- _The problem_
Please transcribe the listing below in full and word for word, without its pictures.

==== Data shown ====

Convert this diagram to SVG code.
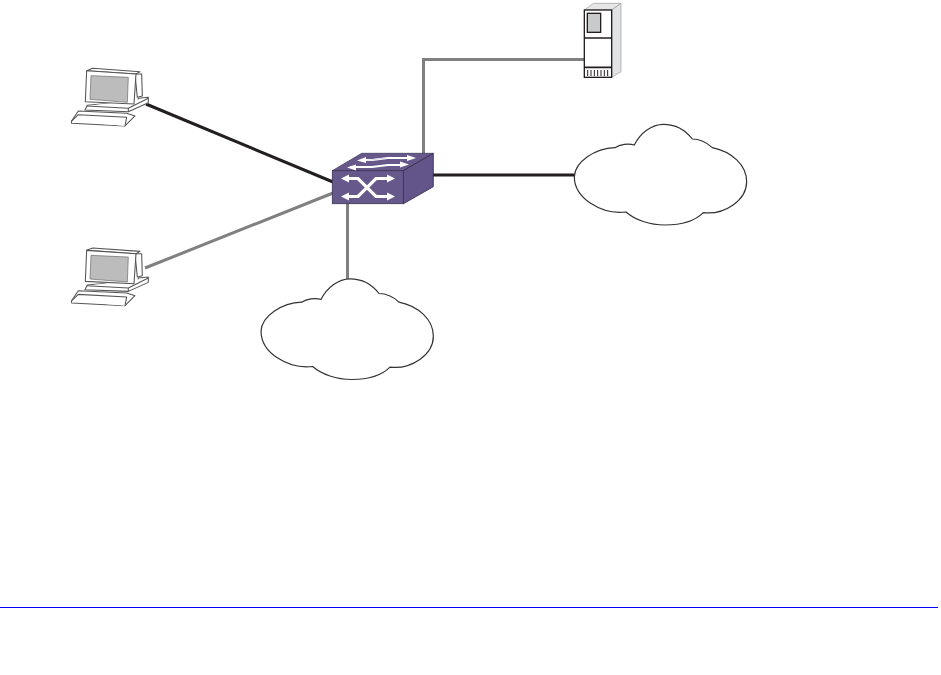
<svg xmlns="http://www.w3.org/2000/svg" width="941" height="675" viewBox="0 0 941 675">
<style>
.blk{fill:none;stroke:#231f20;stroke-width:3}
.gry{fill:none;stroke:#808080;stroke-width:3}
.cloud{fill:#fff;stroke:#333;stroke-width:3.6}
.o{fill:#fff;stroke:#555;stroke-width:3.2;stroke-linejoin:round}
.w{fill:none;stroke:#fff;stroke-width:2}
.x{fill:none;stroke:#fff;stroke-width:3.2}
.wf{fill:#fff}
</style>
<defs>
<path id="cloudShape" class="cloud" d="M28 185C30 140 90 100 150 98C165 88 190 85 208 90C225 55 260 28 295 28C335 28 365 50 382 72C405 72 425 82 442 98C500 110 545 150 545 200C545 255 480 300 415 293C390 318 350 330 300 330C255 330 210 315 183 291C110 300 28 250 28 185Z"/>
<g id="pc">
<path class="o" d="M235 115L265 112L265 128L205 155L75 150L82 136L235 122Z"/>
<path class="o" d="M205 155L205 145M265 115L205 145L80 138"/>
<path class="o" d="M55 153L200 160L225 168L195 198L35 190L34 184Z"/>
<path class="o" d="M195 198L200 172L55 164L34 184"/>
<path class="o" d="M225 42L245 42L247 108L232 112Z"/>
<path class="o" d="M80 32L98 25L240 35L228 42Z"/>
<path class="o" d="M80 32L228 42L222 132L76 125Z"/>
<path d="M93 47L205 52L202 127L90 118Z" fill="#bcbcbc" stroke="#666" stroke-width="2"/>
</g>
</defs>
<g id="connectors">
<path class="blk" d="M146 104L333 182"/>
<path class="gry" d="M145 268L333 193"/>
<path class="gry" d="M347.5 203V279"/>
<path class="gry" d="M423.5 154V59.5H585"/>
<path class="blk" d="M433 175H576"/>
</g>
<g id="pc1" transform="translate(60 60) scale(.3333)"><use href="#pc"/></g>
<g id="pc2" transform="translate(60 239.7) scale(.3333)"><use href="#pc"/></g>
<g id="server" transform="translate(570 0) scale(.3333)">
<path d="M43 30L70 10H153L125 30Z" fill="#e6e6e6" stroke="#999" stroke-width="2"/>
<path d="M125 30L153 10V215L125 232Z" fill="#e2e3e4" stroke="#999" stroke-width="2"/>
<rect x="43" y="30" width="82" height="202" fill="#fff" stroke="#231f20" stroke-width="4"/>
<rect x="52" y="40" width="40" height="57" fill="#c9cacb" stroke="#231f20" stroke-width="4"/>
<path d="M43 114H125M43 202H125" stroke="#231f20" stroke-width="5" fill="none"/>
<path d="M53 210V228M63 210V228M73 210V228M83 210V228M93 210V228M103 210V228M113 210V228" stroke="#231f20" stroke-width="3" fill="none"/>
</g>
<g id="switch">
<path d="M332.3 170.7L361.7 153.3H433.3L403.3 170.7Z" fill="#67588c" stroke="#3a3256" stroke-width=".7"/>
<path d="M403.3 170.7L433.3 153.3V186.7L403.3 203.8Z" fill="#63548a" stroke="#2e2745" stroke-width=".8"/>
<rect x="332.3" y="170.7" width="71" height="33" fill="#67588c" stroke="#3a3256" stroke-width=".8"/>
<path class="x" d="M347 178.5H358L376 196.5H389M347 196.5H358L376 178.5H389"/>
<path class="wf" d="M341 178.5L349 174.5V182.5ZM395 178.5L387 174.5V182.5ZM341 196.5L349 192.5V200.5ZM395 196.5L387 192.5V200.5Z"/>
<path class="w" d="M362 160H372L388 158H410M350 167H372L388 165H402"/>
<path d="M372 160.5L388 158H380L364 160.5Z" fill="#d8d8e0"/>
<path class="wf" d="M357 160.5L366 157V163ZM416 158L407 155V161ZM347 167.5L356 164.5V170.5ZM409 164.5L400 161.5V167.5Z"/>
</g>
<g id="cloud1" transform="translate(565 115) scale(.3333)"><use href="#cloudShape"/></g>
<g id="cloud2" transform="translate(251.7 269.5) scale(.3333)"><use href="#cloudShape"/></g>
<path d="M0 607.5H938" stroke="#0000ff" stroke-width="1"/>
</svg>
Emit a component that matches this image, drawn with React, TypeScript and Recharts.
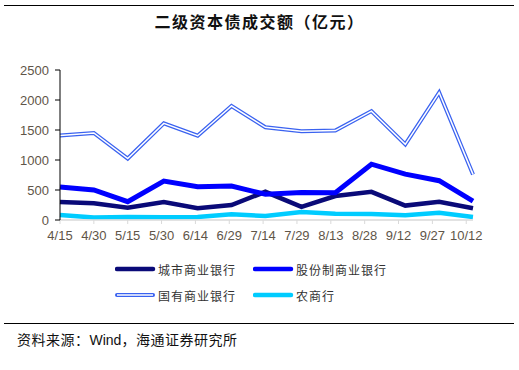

====

- _Answer to the task_
Convert this diagram to SVG code.
<svg xmlns="http://www.w3.org/2000/svg" width="941" height="675" viewBox="0 0 941 675">
<style>
.blk{fill:none;stroke:#231f20;stroke-width:3}
.gry{fill:none;stroke:#808080;stroke-width:3}
.cloud{fill:#fff;stroke:#333;stroke-width:3.6}
.o{fill:#fff;stroke:#555;stroke-width:3.2;stroke-linejoin:round}
.w{fill:none;stroke:#fff;stroke-width:2}
.x{fill:none;stroke:#fff;stroke-width:3.2}
.wf{fill:#fff}
</style>
<defs>
<path id="cloudShape" class="cloud" d="M28 185C30 140 90 100 150 98C165 88 190 85 208 90C225 55 260 28 295 28C335 28 365 50 382 72C405 72 425 82 442 98C500 110 545 150 545 200C545 255 480 300 415 293C390 318 350 330 300 330C255 330 210 315 183 291C110 300 28 250 28 185Z"/>
<g id="pc">
<path class="o" d="M235 115L265 112L265 128L205 155L75 150L82 136L235 122Z"/>
<path class="o" d="M205 155L205 145M265 115L205 145L80 138"/>
<path class="o" d="M55 153L200 160L225 168L195 198L35 190L34 184Z"/>
<path class="o" d="M195 198L200 172L55 164L34 184"/>
<path class="o" d="M225 42L245 42L247 108L232 112Z"/>
<path class="o" d="M80 32L98 25L240 35L228 42Z"/>
<path class="o" d="M80 32L228 42L222 132L76 125Z"/>
<path d="M93 47L205 52L202 127L90 118Z" fill="#bcbcbc" stroke="#666" stroke-width="2"/>
</g>
</defs>
<g id="connectors">
<path class="blk" d="M146 104L333 182"/>
<path class="gry" d="M145 268L333 193"/>
<path class="gry" d="M347.5 203V279"/>
<path class="gry" d="M423.5 154V59.5H585"/>
<path class="blk" d="M433 175H576"/>
</g>
<g id="pc1" transform="translate(60 60) scale(.3333)"><use href="#pc"/></g>
<g id="pc2" transform="translate(60 239.7) scale(.3333)"><use href="#pc"/></g>
<g id="server" transform="translate(570 0) scale(.3333)">
<path d="M43 30L70 10H153L125 30Z" fill="#e6e6e6" stroke="#999" stroke-width="2"/>
<path d="M125 30L153 10V215L125 232Z" fill="#e2e3e4" stroke="#999" stroke-width="2"/>
<rect x="43" y="30" width="82" height="202" fill="#fff" stroke="#231f20" stroke-width="4"/>
<rect x="52" y="40" width="40" height="57" fill="#c9cacb" stroke="#231f20" stroke-width="4"/>
<path d="M43 114H125M43 202H125" stroke="#231f20" stroke-width="5" fill="none"/>
<path d="M53 210V228M63 210V228M73 210V228M83 210V228M93 210V228M103 210V228M113 210V228" stroke="#231f20" stroke-width="3" fill="none"/>
</g>
<g id="switch">
<path d="M332.3 170.7L361.7 153.3H433.3L403.3 170.7Z" fill="#67588c" stroke="#3a3256" stroke-width=".7"/>
<path d="M403.3 170.7L433.3 153.3V186.7L403.3 203.8Z" fill="#63548a" stroke="#2e2745" stroke-width=".8"/>
<rect x="332.3" y="170.7" width="71" height="33" fill="#67588c" stroke="#3a3256" stroke-width=".8"/>
<path class="x" d="M347 178.5H358L376 196.5H389M347 196.5H358L376 178.5H389"/>
<path class="wf" d="M341 178.5L349 174.5V182.5ZM395 178.5L387 174.5V182.5ZM341 196.5L349 192.5V200.5ZM395 196.5L387 192.5V200.5Z"/>
<path class="w" d="M362 160H372L388 158H410M350 167H372L388 165H402"/>
<path d="M372 160.5L388 158H380L364 160.5Z" fill="#d8d8e0"/>
<path class="wf" d="M357 160.5L366 157V163ZM416 158L407 155V161ZM347 167.5L356 164.5V170.5ZM409 164.5L400 161.5V167.5Z"/>
</g>
<g id="cloud1" transform="translate(565 115) scale(.3333)"><use href="#cloudShape"/></g>
<g id="cloud2" transform="translate(251.7 269.5) scale(.3333)"><use href="#cloudShape"/></g>
<path d="M0 607.5H938" stroke="#0000ff" stroke-width="1"/>
</svg>
Emit a component that matches this image, drawn with React, TypeScript and Recharts.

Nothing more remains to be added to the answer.